Minsheng had Rmb1.4 trillion ($167 billion) of assets as of the end of September and about 400 outlets nationwide.

Support from cornerstone investors, who have committed to buy $340 million worth of shares, or between 8.4% and 9.3% of the global offering depending on the final deal size, may add to the investment sentiment for this stock, although none of Hong Kong's top tycoons are involved this time.

According to sources last night, the shares will be offered in a range between HK$8.50 and HK$9.50, which values the lender at 1.67 to 1.8 times its estimated 2010 book value, including the 15% greenshoe.

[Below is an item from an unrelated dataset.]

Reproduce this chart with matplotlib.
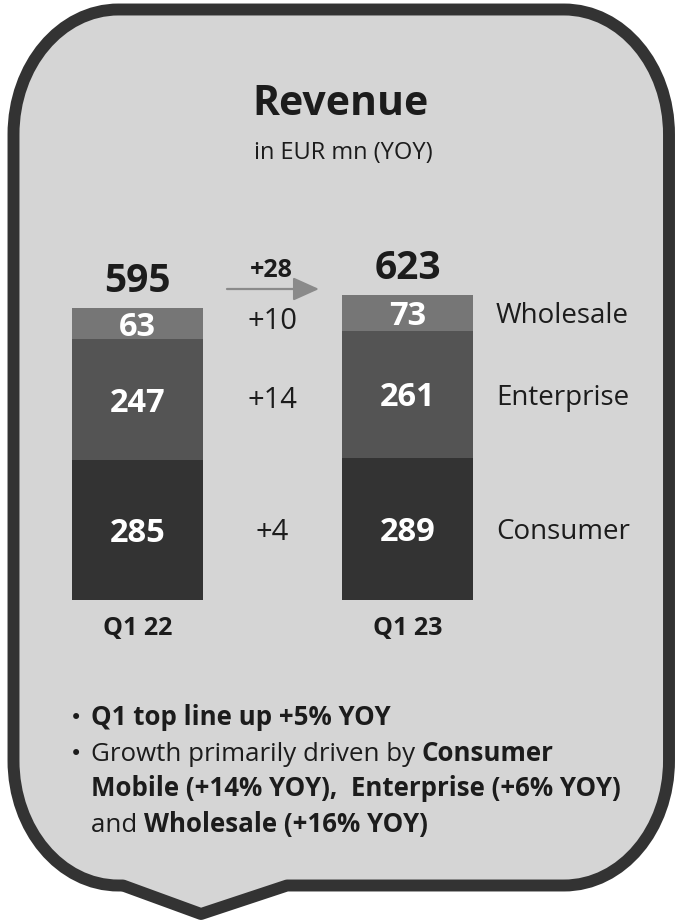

This compares with an average price-to-book multiple of 2.3 for the other Hong Kong-listed Chinese banks, and at the bottom of the range is largely in line with China Citic Bank, which is the cheapest among the Chinese banks at about 1.65 times book. However, analysts argue that Minsheng should trade at a premium to China Citic Bank due to its better fundamentals.

Even during last week's pre-marketing it wasn't entirely clear how Minsheng would price in relation to its own A-shares. Other Chinese companies that have completed dual listings in recent years have been required to price the Hong Kong-listed H-shares at a premium to the Shanghai-listed A-shares, although such a scenario was complicated by the fact that Minsheng's A-shares are already listed and are a moving target to price against.

As it turns out, no such pricing restriction is being imposed on Minsheng. The bank is free to price its shares wherever it wants. That said, bankers working on the deal are mindful that the Hong Kong shares shouldn't price too far above the A-shares, or the aftermarket performance may be affected. Consequently, the H-share price range has been set to leave some room for the A-shares to fall between now and Minsheng's pricing on November 18 and still enable the Hong Kong IPO to price in line, while at the same time allowing for the fact that the A-shares may trade higher during this period. The A-share price has gained 8% over the past six trading sessions, suggesting that a correction could be on the cards.

The HK$8.50 to HK$9.50 price range, translates into Rmb7.50 to Rmb8.38, which at the bottom end equals a discount of 7.7% versus Minsheng's closing price of Rmb8.13 in Shanghai on Friday. The upper end of the range pitches the Chinese lender at a 3.1% premium to its domestic share price.

While the relative attractiveness versus the A-shares will likely change over the coming week—in which direction is anyone's guess—sources say prospective investors are more concerned with the price-to-book valuation and are unlikely to get too spooked by whatever happens with the share price in Shanghai.

"The key thing for most investors is that the price is set below two times book, as that will give a decent discount versus its peers," said one banker, noting that the larger comparables like China Construction Bank (CCB), Industrial and Commercial Bank of China (ICBC), and Bank of China (BOC) all trade at about 2.2 to 2.4 times book. China Merchants Bank leads the competition with a price-to-book valuation of about 3.1 times.

Minsheng is offering 3.32 billion new H-shares, or 15% of the combined A- and H-share capital. There is also a 15% greenshoe that could increase the maximum proceeds to $4.7 billion.